During a weekend of intermittent gardening, I’ve been thinking about what we choose to do during what we call our ‘spare time’. Indeed, often our ambition is to have a life more dominated by that ‘spare time’ and less by undertaking tasks on behalf of other folk. Or rather doing things for other folk because we have to not because we want to.
Ah ‘spare time’. You see the point of it is quite simple – those jobs we choose to do – we don’t have to do them. I didn’t have to spend an hour sweeping the drive or a further hour weeding, digging over and mulching the front beds. I did all that because I wanted to, because I get pleasure from the result of my labours. And those labours are just for me not for you or for the boss or for anyone else.

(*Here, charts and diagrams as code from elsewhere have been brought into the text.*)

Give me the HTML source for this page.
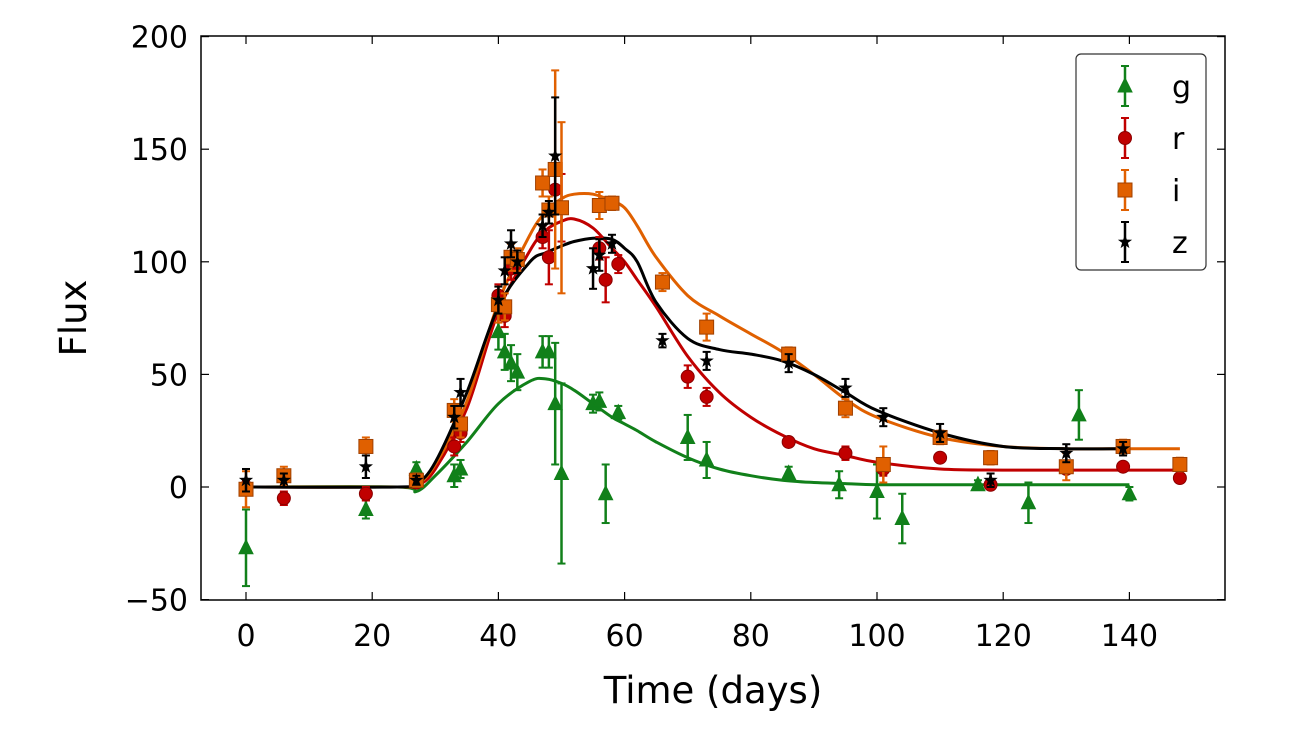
<!DOCTYPE html>
<html><head><meta charset="utf-8"><style>
body{margin:0;background:#fff}
svg text{font-family:"DejaVu Sans","Liberation Sans",sans-serif;fill:#000}
</style></head><body>
<svg id="chart" width="1296" height="733"></svg>
<script>
const gT=[0,19,27,33,34,40,41,42,43,47,48,49,50,55,56,57,59,70,73,86,94,100,104,116,124,132,140];
const gV=[-27,-10,8,5,8,69,60,55,51,60,60,37,6,37,38,-3,33,22,12,6,1,-2,-14,1,-7,32,-3];
const gE=[17,4,3,5,4,8,8,8,8,7,7,27,40,4,4,13,3,10,8,3,6,12,11,2,9,11,3];
const rT=[0,6,19,27,33,34,40,41,42,47,48,49,50,56,57,59,70,73,86,95,101,110,118,130,139,148];
const rV=[0,-5,-3,2,18,24,85,76,97,111,102,132,124,106,92,99,49,40,20,15,8,13,1,8,9,4];
const rE=[3,3,3,2,4,4,5,5,5,5,12,8,15,5,10,4,5,4,2,3,3,2,2,2,2,2];
const iT=[0,6,19,27,33,34,40,41,42,43,47,48,49,50,56,58,66,73,86,95,101,110,118,130,139,148];
const iV=[-1,5,18,3,34,28,81,80,102,101,135,123,141,124,125,126,91,71,59,35,10,22,13,9,18,10];
const iE=[8,4,4,3,5,6,8,6,6,5,6,6,44,38,6,3,4,6,3,4,8,3,3,6,3,3];
const zT=[0,6,19,27,33,34,40,41,42,43,47,48,49,55,56,58,66,73,86,95,101,110,118,130,139];
const zV=[3,3,9,3,31,42,83,96,108,100,116,122,147,97,103,108,65,56,55,44,31,24,3,15,17];
const zE=[5,3,5,2,5,6,6,6,6,5,5,5,26,9,7,4,3,4,4,4,4,4,3,4,3];
const fitT=[0,24,27,30,35,40,45,47.5,50,52,55,58,60,62,65,70,75,80,85,90,95,100,110,120,130,140,148];
const gFit=[0,0,-2,5,20,37,47,48,46,43,37,31,28,25,20,13,8,5,3,2,1.5,1,1,1,1,1,null];
const rFit=[0,0,0.5,8,35,78,105,114,118,119,115,106,100,92,80,58,42,31,23,17,14,11,8,7.5,7.5,7.5,7.5];
const iFit=[0,0,1,10,38,82,112,122,128,130,130,127,124,116,102,85,76,68,60,50,39,31,22,18,17,17,17];
const zFit=[0,0,1.5,11,42,80,100,104,107,109,110.5,110,106,100,82,66,61,59,56,50,42,34,24,18,17,17,null];
const xTicks=[0,20,40,60,80,100,120,140];
const yTicks=[-50,0,50,100,150,200];

const NS="http://www.w3.org/2000/svg";
const svg=document.getElementById('chart');
const X0=201,X1=1225,Y0=36,Y1=600;
const xs=t=>246+6.31*t;
const ys=v=>487-2.252*v;
function mk(tag,attrs,parent){const e=document.createElementNS(NS,tag);for(const k in attrs)e.setAttribute(k,attrs[k]);(parent||svg).appendChild(e);return e;}

const frame=mk('rect',{x:X0,y:Y0,width:X1-X0,height:Y1-Y0,fill:'none',stroke:'#000','stroke-width':1.5});


xTicks.forEach(t=>{
  const x=xs(t);
  mk('line',{x1:x,x2:x,y1:Y1,y2:Y1-8,stroke:'#000','stroke-width':1.2});
  mk('line',{x1:x,x2:x,y1:Y0,y2:Y0+8,stroke:'#000','stroke-width':1.2});
  const tx=mk('text',{x:x,y:646,'font-size':30,'text-anchor':'middle'});tx.textContent=t;
  
  
});
yTicks.forEach(v=>{
  const y=ys(v);
  mk('line',{x1:X0,x2:X0+8,y1:y,y2:y,stroke:'#000','stroke-width':1.2});
  mk('line',{x1:X1,x2:X1-8,y1:y,y2:y,stroke:'#000','stroke-width':1.2});
  const tx=mk('text',{x:188,y:y+11,'font-size':30,'text-anchor':'end'});tx.textContent=v<0?'\u2212'+(-v):v;
  
  
});
const xt=mk('text',{x:713,y:703,'font-size':37,'text-anchor':'middle'});xt.textContent='Time (days)';


const yt=mk('text',{x:86,y:318,'font-size':37,'text-anchor':'middle',transform:'rotate(-90 86 318)'});yt.textContent='Flux';



function marker(shape,x,y,col,g){
  if(shape==='tri') return mk('polygon',{points:`${x},${y-8} ${x-7},${y+6} ${x+7},${y+6}`,fill:col,stroke:col},g);
  if(shape==='circ') return mk('circle',{cx:x,cy:y,r:6.5,fill:col,stroke:'#8a0000'},g);
  if(shape==='sq') return mk('rect',{x:x-7,y:y-7,width:14,height:14,fill:col,stroke:'#a04000'},g);
  let p=[];for(let k=0;k<10;k++){const r=k%2?3:7.5,a=-Math.PI/2+k*Math.PI/5;p.push((x+r*Math.cos(a)).toFixed(1)+','+(y+r*Math.sin(a)).toFixed(1));}
  return mk('polygon',{points:p.join(' '),fill:col},g);
}
function smooth(pts){
  let d='M'+pts[0][0].toFixed(1)+','+pts[0][1].toFixed(1);
  for(let i=0;i<pts.length-1;i++){
    const p0=pts[i-1]||pts[i],p1=pts[i],p2=pts[i+1],p3=pts[i+2]||p2;
    const c1=[p1[0]+(p2[0]-p0[0])/6,p1[1]+(p2[1]-p0[1])/6];
    const c2=[p2[0]-(p3[0]-p1[0])/6,p2[1]-(p3[1]-p1[1])/6];
    d+='C'+c1.map(v=>v.toFixed(1)).join(',')+' '+c2.map(v=>v.toFixed(1)).join(',')+' '+p2.map(v=>v.toFixed(1)).join(',');
  }
  return d;
}
const series=[
 {n:'g',T:gT,V:gV,E:gE,F:gFit,c:'#11801a',s:'tri'},
 {n:'r',T:rT,V:rV,E:rE,F:rFit,c:'#c00000',s:'circ'},
 {n:'i',T:iT,V:iV,E:iE,F:iFit,c:'#e06000',s:'sq'},
 {n:'z',T:zT,V:zV,E:zE,F:zFit,c:'#000000',s:'star'}];
series.forEach(S=>{
  const pts=[];fitT.forEach((t,k)=>{if(S.F[k]!=null)pts.push([xs(t),ys(S.F[k])]);});
  const p=mk('path',{d:smooth(pts),fill:'none',stroke:S.c,'stroke-width':3,'stroke-linejoin':'round'});
  
  
});
series.forEach(S=>{
  const g=mk('g',{});
  
  
  S.T.forEach((t,k)=>{
    const x=xs(t),y=ys(S.V[k]),e=S.E[k]*2.252;
    mk('line',{x1:x,x2:x,y1:y-e,y2:y+e,stroke:S.c,'stroke-width':2.5},g);
    mk('line',{x1:x-4,x2:x+4,y1:y-e,y2:y-e,stroke:S.c,'stroke-width':2},g);
    mk('line',{x1:x-4,x2:x+4,y1:y+e,y2:y+e,stroke:S.c,'stroke-width':2},g);
    const m=marker(S.s,x,y,S.c,g);
    
    
  });
});
const lg=mk('g',{});


mk('rect',{x:1076,y:54,width:130,height:216,rx:5,fill:'#fff',stroke:'#333','stroke-width':1.2},lg);
series.forEach((S,k)=>{
  const y=86+k*52,x=1125;
  mk('line',{x1:x,x2:x,y1:y-20,y2:y+20,stroke:S.c,'stroke-width':2.5},lg);
  mk('line',{x1:x-4,x2:x+4,y1:y-20,y2:y-20,stroke:S.c,'stroke-width':2},lg);
  mk('line',{x1:x-4,x2:x+4,y1:y+20,y2:y+20,stroke:S.c,'stroke-width':2},lg);
  marker(S.s,x,y,S.c,lg);
  const t=mk('text',{x:1172,y:y+11,'font-size':30},lg);t.textContent=S.n;
  
  
});
</script>
</body></html>
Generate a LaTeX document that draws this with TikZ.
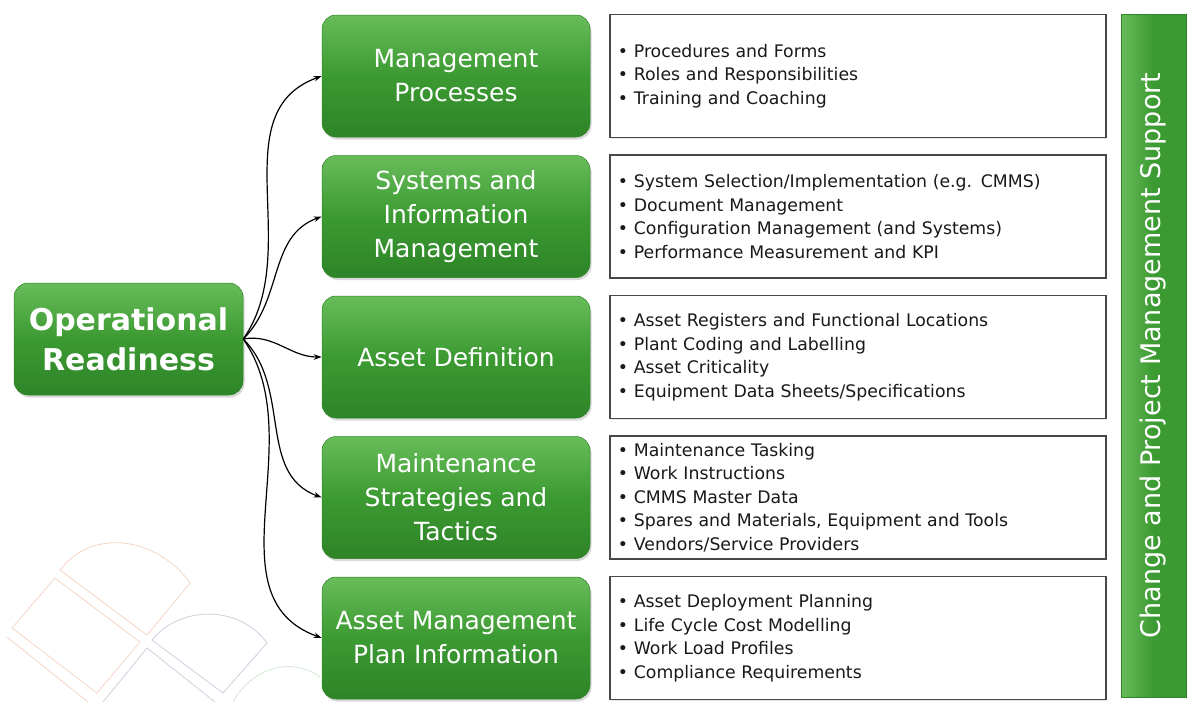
\documentclass[tikz,border=0pt]{standalone}
\usepackage{fontspec}
\setmainfont{DejaVu Sans}
\usetikzlibrary{
  positioning,
  shadows,
  shadings,
  arrows.meta
}
\definecolor{grtop}{RGB}{104,188,90}
\definecolor{grmid}{RGB}{60,154,50}
\definecolor{grbot}{RGB}{46,132,40}
\definecolor{frame}{RGB}{72,72,72}
\definecolor{peach}{RGB}{244,214,198}
\definecolor{slate}{RGB}{204,208,220}
\definecolor{mint}{RGB}{212,232,210}

\begin{document}
\begin{tikzpicture}[
    x=1pt, y=-1pt,
    greenbox/.style={
      rounded corners=14pt,
      top color=grtop, bottom color=grbot, middle color=grmid,
      draw=grbot, line width=0.5pt,
      drop shadow={opacity=0.3, shadow xshift=1.5pt, shadow yshift=-2.5pt},
      text=white, align=center,
      minimum width=268pt, minimum height=122pt,
      font=\fontsize{25}{34}\selectfont
      },
    listbox/.style={
      draw=frame, line width=1.3pt, fill=white,
      drop shadow={opacity=0.2, shadow xshift=1pt, shadow yshift=-1pt},
      text width=480pt, inner xsep=8pt, inner ysep=2pt,
      minimum height=123pt, align=left, text=black!90,
      font=\fontsize{17.3}{23.5}\selectfont
      },
    sidebar/.style={
      rotate=90,
      left color=grtop, right color=grmid, middle color=grmid,
      draw=grbot, line width=0.5pt,
      minimum width=683pt, minimum height=65pt,
      text=white, font=\fontsize{27}{30}\selectfont
      },
    link/.style={-{Stealth[length=8pt,width=5.5pt]}, line width=1.2pt, black}
    ]

\useasboundingbox (0,0) rectangle (1194,702);

\begin{scope}[line width=0.8pt]
  \draw[peach] (60,570) .. controls (95,525) and (160,540) .. (190,583) -- (147,635) -- cycle;
  \draw[peach] (55,578) -- (140,642) -- (97,693) -- (12,628) -- cycle;
  \draw[peach] (7,637) -- (88,702);
  \draw[slate] (152,640) .. controls (180,605) and (240,605) .. (267,643) -- (223,693) -- cycle;
  \draw[slate] (103,702) -- (147,648) -- (215,702);
  \draw[mint] (233,702) .. controls (250,670) and (290,655) .. (320,677);
\end{scope}

\node[greenbox, minimum width=229pt, minimum height=112pt,
  font=\bfseries\fontsize{30}{40}\selectfont] (or) at (128.5,339) {Operational\\Readiness};

\node[greenbox] (mp) at (456,76) {Management\\Processes};
\node[greenbox, below=18pt of mp] (sim) {Systems and\\Information\\Management};
\node[greenbox, below=18pt of sim] (ad) {Asset Definition};
\node[greenbox, below=18pt of ad] (mst) {Maintenance\\Strategies and\\Tactics};
\node[greenbox, below=18pt of mst] (amp) {Asset Management\\Plan Information};

\node[listbox, right=19pt of mp] (mplist) {%
  • Procedures and Forms\\
  • Roles and Responsibilities\\
  • Training and Coaching};
\node[listbox, right=19pt of sim] (simlist) {%
  • System Selection/Implementation (e.g. CMMS)\\
  • Document Management\\
  • Configuration Management (and Systems)\\
  • Performance Measurement and KPI};
\node[listbox, right=19pt of ad] (adlist) {%
  • Asset Registers and Functional Locations\\
  • Plant Coding and Labelling\\
  • Asset Criticality\\
  • Equipment Data Sheets/Specifications};
\node[listbox, right=19pt of mst] (mstlist) {%
  • Maintenance Tasking\\
  • Work Instructions\\
  • CMMS Master Data\\
  • Spares and Materials, Equipment and Tools\\
  • Vendors/Service Providers};
\node[listbox, right=19pt of amp] (amplist) {%
  • Asset Deployment Planning\\
  • Life Cycle Cost Modelling\\
  • Work Load Profiles\\
  • Compliance Requirements};

\node[sidebar] (cpm) at (1153.5,355.5) {Change and Project Management Support};

\draw[link] (or.east) to[out=55, in=200] (mp.west);
\draw[link] (or.east) to[out=45, in=200] (sim.west);
\draw[link] (or.east) to[out=10, in=180] (ad.west);
\draw[link] (or.east) to[out=-45, in=160] (mst.west);
\draw[link] (or.east) to[out=-55, in=160] (amp.west);
\end{tikzpicture}
\end{document}
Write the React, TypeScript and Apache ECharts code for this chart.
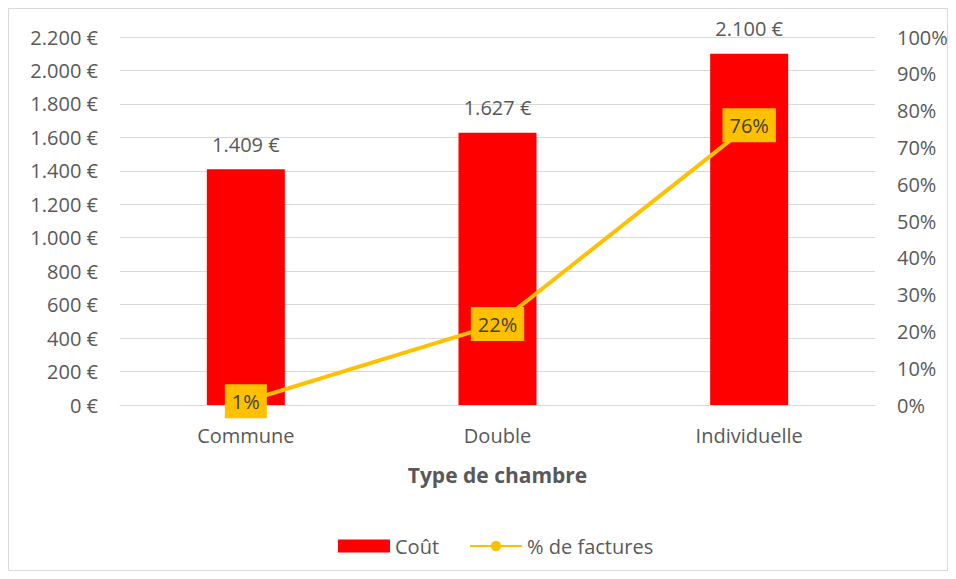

I do them knowing I could stop any time – have a cup of tea, watch something on the telly or just sit down, catch a breath and admire my handiwork. Or I could choose to do another task – maybe bake some scones, catalogue the books or polish the silver.
And the benefit of our civilisation – that we have only to work for around 40 hours in a week to get the money we need to enjoy our spare time, that many folk can claim vast amounts of ‘spare time’ by retiring while fit and healthy enough to make the most of that time and that we add even more ‘spare time’ through generous holidays.
The measure of a civilised place – of a great society – isn’t how much we produce but how much spare time we have to consume that production. The protestant work ethic was always nonsense – work doesn’t make man, work allows us the freedom to make the most of our ‘spare time’. And if we choose to use that ‘spare time’ taking a leaf out of that Connecticut Yankee’s book and doing nothing, that’s fine!